Si devant ses amis, on crie haut et fort que l’on ne souhaite pas apparaître à l’écran, n’espérons-nous pas secrètement défiler quelques instants aux yeux de tous ?
Ainsi, l’hypocrisie qui fait qu’une telle association continue à exister provient de l’hypocrisie même des étudiants qui jouent le double rôle d’acteurs et de spectateurs.
         Je pense qu’au fond, même si nous critiquons cette association  au nom de la violation du droit privé, nous éprouvons intérieurement le désir d’être un instant placé sous le feu des projecteurs. La diffusion se révèlera pour certains comme un court laps de temps, où ils apparaîtront de manière floue au  second plan.
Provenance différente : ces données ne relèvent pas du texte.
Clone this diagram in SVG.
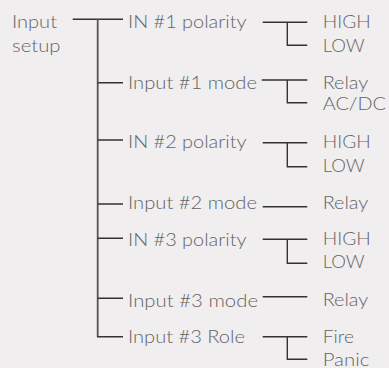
<svg xmlns="http://www.w3.org/2000/svg" width="389" height="368" viewBox="0 0 389 368">
<style>
text{font-family:Lato,"Open Sans","Liberation Sans",sans-serif;font-weight:300;font-size:18px;fill:#646464}
.c{fill:none;stroke:#333;stroke-width:1.4}
.t{fill:none;stroke:#555;stroke-width:1.8}
</style>
<rect width="389" height="368" fill="#f0eeef"/>
<g id="connectors">
<path class="c" d="M72.7 19.3H123"/>
<path class="t" d="M97.7 19.3V336.7"/>
<path class="c" d="M97.7 82.7H123M97.7 140H123M97.7 204H123M97.7 238.3H123M97.7 298.3H123M97 336.7H123"/>
<path class="c" d="M262.7 22.3H307.3M287.3 22.3V45.3H307.3"/>
<path class="c" d="M261.7 80H307.3M287.3 80V102.7H307.3"/>
<path class="c" d="M262.7 142.7H307.3M287.3 142.7V166.7H307.3"/>
<path class="c" d="M262.7 206.7H307.3"/>
<path class="c" d="M262.7 239.3H307.3M287.3 239.3V263.3H307.3"/>
<path class="c" d="M262.7 296.7H307.3"/>
<path class="c" d="M262.7 336.7H307.3M287.3 336.7V359.3H307.3"/>
</g>
<g id="root"><text x="12" y="28" textLength="45" lengthAdjust="spacingAndGlyphs">Input</text><text x="12" y="52" textLength="48.5" lengthAdjust="spacingAndGlyphs">setup</text></g>
<g id="in1pol"><text x="128" y="28" textLength="118.5" lengthAdjust="spacingAndGlyphs">IN #1 polarity</text></g>
<g id="in1mode"><text x="128" y="89" textLength="129" lengthAdjust="spacingAndGlyphs">Input #1 mode</text></g>
<g id="in2pol"><text x="128" y="148" textLength="118.5" lengthAdjust="spacingAndGlyphs">IN #2 polarity</text></g>
<g id="in2mode"><text x="128" y="209" textLength="129" lengthAdjust="spacingAndGlyphs">Input #2 mode</text></g>
<g id="in3pol"><text x="128" y="245.5" textLength="118.5" lengthAdjust="spacingAndGlyphs">IN #3 polarity</text></g>
<g id="in3mode"><text x="128" y="306.5" textLength="130" lengthAdjust="spacingAndGlyphs">Input #3 mode</text></g>
<g id="in3role"><text x="128" y="342.7" textLength="117" lengthAdjust="spacingAndGlyphs">Input #3 Role</text></g>
<g id="high1"><text x="322.7" y="28.3" textLength="48" lengthAdjust="spacingAndGlyphs">HIGH</text></g>
<g id="low1"><text x="322.7" y="51.7" textLength="42" lengthAdjust="spacingAndGlyphs">LOW</text></g>
<g id="relay1"><text x="322.7" y="89.3" textLength="45.6" lengthAdjust="spacingAndGlyphs">Relay</text></g>
<g id="acdc1"><text x="322.7" y="110" textLength="63.3" lengthAdjust="spacingAndGlyphs">AC/DC</text></g>
<g id="high2"><text x="322.7" y="148.3" textLength="48" lengthAdjust="spacingAndGlyphs">HIGH</text></g>
<g id="low2"><text x="322.7" y="172.3" textLength="42" lengthAdjust="spacingAndGlyphs">LOW</text></g>
<g id="relay2"><text x="322.7" y="209.3" textLength="45.6" lengthAdjust="spacingAndGlyphs">Relay</text></g>
<g id="high3"><text x="322.7" y="245" textLength="48" lengthAdjust="spacingAndGlyphs">HIGH</text></g>
<g id="low3"><text x="322.7" y="268.3" textLength="42" lengthAdjust="spacingAndGlyphs">LOW</text></g>
<g id="relay3"><text x="322.7" y="306" textLength="45.6" lengthAdjust="spacingAndGlyphs">Relay</text></g>
<g id="fire"><text x="322.7" y="342.7" textLength="31.3" lengthAdjust="spacingAndGlyphs">Fire</text></g>
<g id="panic"><text x="322.7" y="365.5" textLength="46.6" lengthAdjust="spacingAndGlyphs">Panic</text></g>
</svg>
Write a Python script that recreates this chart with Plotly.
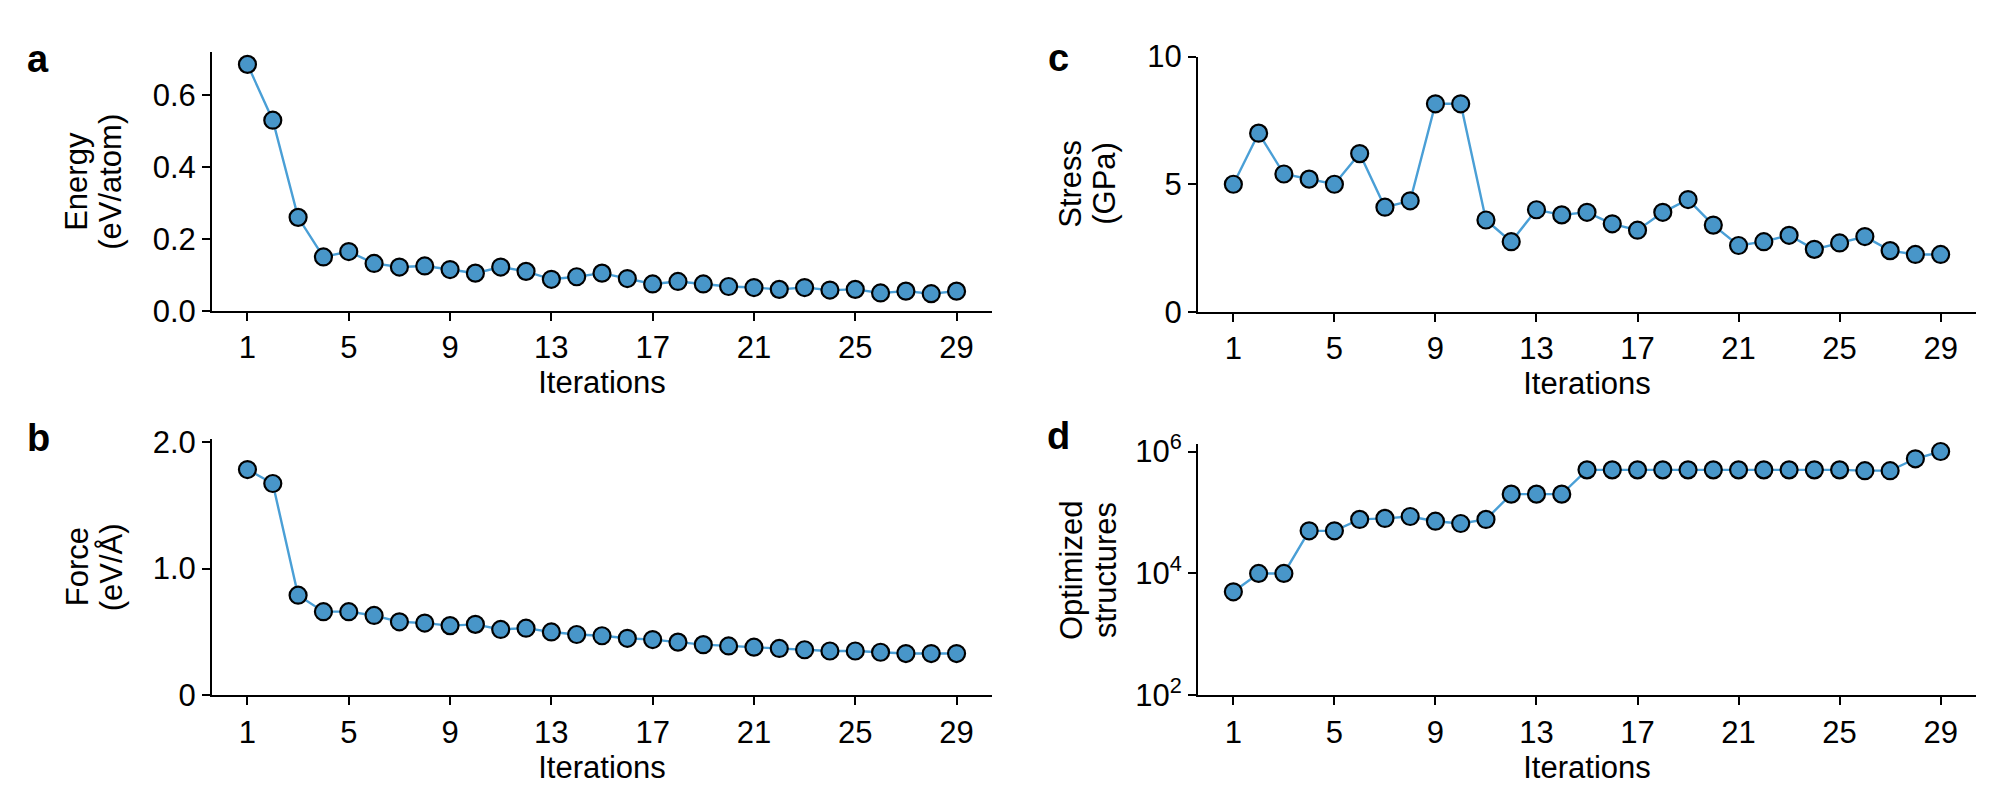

Il sera pour d’autres un instant de  plaisanterie, où l’étudiant se verra balbutier tel un enfant de deux ans qui apprend à parler. D’autres encore y verront un instant de gloire, où ils prouveront à tous qu’ils ne sont pas des  ‘petit joueurs’.
Puis il y aura les rebelles, qui refuseront de se diriger au JT, préférant se préserver de passer devant de telles obscénités. Mais au fond, ceux-là ne se mentent-ils pas à eux-mêmes en faisant croire qu’ils sont insensibles au fait d’être au centre de la scène ? Ils cherchent à créer leur propre instant de succès en ne se dirigeant pas là où la masse afflue.
Car je crois que nous ressentons tous le besoin, ne serait-ce qu’un bref instant, d’être précipités au centre des attentions, d’une manière ou d’une autre, pour le meilleur ou pour le pire.